## GOAL
Write out each line that follows exactly as it stands, without the pictures.

## DATASET EXCERPT
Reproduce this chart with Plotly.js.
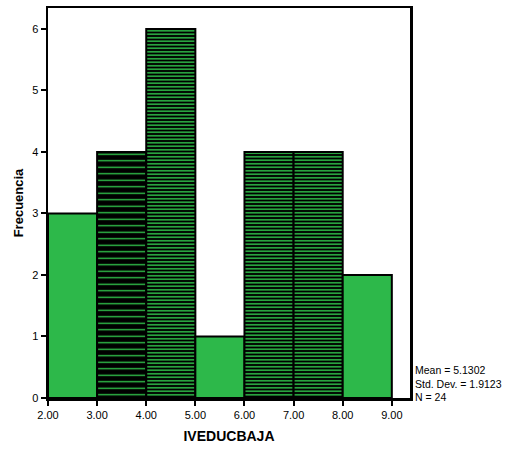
<!DOCTYPE html>
<html>
<head>
<meta charset="utf-8">
<script src="https://cdn.plot.ly/plotly-3.0.1.min.js"></script>
<style>html,body{margin:0;padding:0;background:#fff}#chart{width:520px;height:449px}</style>
</head>
<body>
<div id="chart"></div>
<script>
const binStarts = [2, 3, 4, 5, 6, 7, 8];
const counts = [3, 4, 6, 1, 4, 4, 2];
const tickVals = [2, 3, 4, 5, 6, 7, 8, 9];
const tickText = ["2.00", "3.00", "4.00", "5.00", "6.00", "7.00", "8.00", "9.00"];
const yTicks = [0, 1, 2, 3, 4, 5, 6];
const statsLines = ["Mean = 5.1302", "Std. Dev. = 1.9123", "N = 24"];

const GREEN = "#2db84a";
const hatched = [false, true, true, false, true, true, false];
const shapes = hatched.map(h => h ? "-" : "");
const sizes = [4, 6.5, 3.5, 4, 3.5, 3.5, 4];
const solid = [0.3, 0.2, 0.4, 0.3, 0.4, 0.4, 0.3];

const trace = {
  type: "bar",
  x: binStarts.map(s => s + 0.5),
  y: counts,
  width: 1,
  marker: {
    color: GREEN,
    line: {color: "#000", width: 2},
    pattern: {
      shape: shapes,
      fillmode: "replace",
      fgcolor: "#33cc4f",
      bgcolor: "#000",
      size: sizes,
      solidity: solid
    }
  },
  hoverinfo: "skip"
};

const layout = {
  width: 520, height: 449,
  margin: {l: 48, r: 110, t: 8, b: 51},
  paper_bgcolor: "#fff", plot_bgcolor: "#fff",
  showlegend: false,
  bargap: 0,
  font: {family: "Liberation Sans, Arial, sans-serif", color: "#000"},
  xaxis: {
    range: [2, 9.37],
    tickvals: tickVals, ticktext: tickText,
    ticks: "outside", ticklen: 5, tickwidth: 2, tickcolor: "#000",
    tickfont: {size: 11},
    showline: true, linecolor: "#000", linewidth: 2.5, mirror: true,
    showgrid: false, zeroline: false,
    title: {text: "<b>IVEDUCBAJA</b>", font: {size: 14}, standoff: 12}
  },
  yaxis: {
    range: [0, 6.34],
    tickvals: yTicks,
    ticks: "outside", ticklen: 5, tickwidth: 2, tickcolor: "#000",
    tickfont: {size: 11},
    showline: true, linecolor: "#000", linewidth: 2.5, mirror: true,
    showgrid: false, zeroline: false,
    title: {text: "<b>Frecuencia</b>", font: {size: 13}, standoff: 6}
  },
  annotations: [{
    xref: "paper", yref: "paper", x: 1.008, y: -0.018, xanchor: "left", yanchor: "bottom",
    text: statsLines.join("<br>"), align: "left", showarrow: false,
    font: {size: 10.5, color: "#000"}
  }]
};

Plotly.newPlot("chart", [trace], layout, {displayModeBar: false, staticPlot: true});
</script>
</body>
</html>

## ANSWER TO THIS EXERCISE
Reproduce this chart with Plotly.js.
<!DOCTYPE html>
<html>
<head>
<meta charset="utf-8">
<script src="https://cdn.plot.ly/plotly-3.0.1.min.js"></script>
<style>html,body{margin:0;padding:0;background:#fff}#chart{width:520px;height:449px}</style>
</head>
<body>
<div id="chart"></div>
<script>
const binStarts = [2, 3, 4, 5, 6, 7, 8];
const counts = [3, 4, 6, 1, 4, 4, 2];
const tickVals = [2, 3, 4, 5, 6, 7, 8, 9];
const tickText = ["2.00", "3.00", "4.00", "5.00", "6.00", "7.00", "8.00", "9.00"];
const yTicks = [0, 1, 2, 3, 4, 5, 6];
const statsLines = ["Mean = 5.1302", "Std. Dev. = 1.9123", "N = 24"];

const GREEN = "#2db84a";
const hatched = [false, true, true, false, true, true, false];
const shapes = hatched.map(h => h ? "-" : "");
const sizes = [4, 6.5, 3.5, 4, 3.5, 3.5, 4];
const solid = [0.3, 0.2, 0.4, 0.3, 0.4, 0.4, 0.3];

const trace = {
  type: "bar",
  x: binStarts.map(s => s + 0.5),
  y: counts,
  width: 1,
  marker: {
    color: GREEN,
    line: {color: "#000", width: 2},
    pattern: {
      shape: shapes,
      fillmode: "replace",
      fgcolor: "#33cc4f",
      bgcolor: "#000",
      size: sizes,
      solidity: solid
    }
  },
  hoverinfo: "skip"
};

const layout = {
  width: 520, height: 449,
  margin: {l: 48, r: 110, t: 8, b: 51},
  paper_bgcolor: "#fff", plot_bgcolor: "#fff",
  showlegend: false,
  bargap: 0,
  font: {family: "Liberation Sans, Arial, sans-serif", color: "#000"},
  xaxis: {
    range: [2, 9.37],
    tickvals: tickVals, ticktext: tickText,
    ticks: "outside", ticklen: 5, tickwidth: 2, tickcolor: "#000",
    tickfont: {size: 11},
    showline: true, linecolor: "#000", linewidth: 2.5, mirror: true,
    showgrid: false, zeroline: false,
    title: {text: "<b>IVEDUCBAJA</b>", font: {size: 14}, standoff: 12}
  },
  yaxis: {
    range: [0, 6.34],
    tickvals: yTicks,
    ticks: "outside", ticklen: 5, tickwidth: 2, tickcolor: "#000",
    tickfont: {size: 11},
    showline: true, linecolor: "#000", linewidth: 2.5, mirror: true,
    showgrid: false, zeroline: false,
    title: {text: "<b>Frecuencia</b>", font: {size: 13}, standoff: 6}
  },
  annotations: [{
    xref: "paper", yref: "paper", x: 1.008, y: -0.018, xanchor: "left", yanchor: "bottom",
    text: statsLines.join("<br>"), align: "left", showarrow: false,
    font: {size: 10.5, color: "#000"}
  }]
};

Plotly.newPlot("chart", [trace], layout, {displayModeBar: false, staticPlot: true});
</script>
</body>
</html>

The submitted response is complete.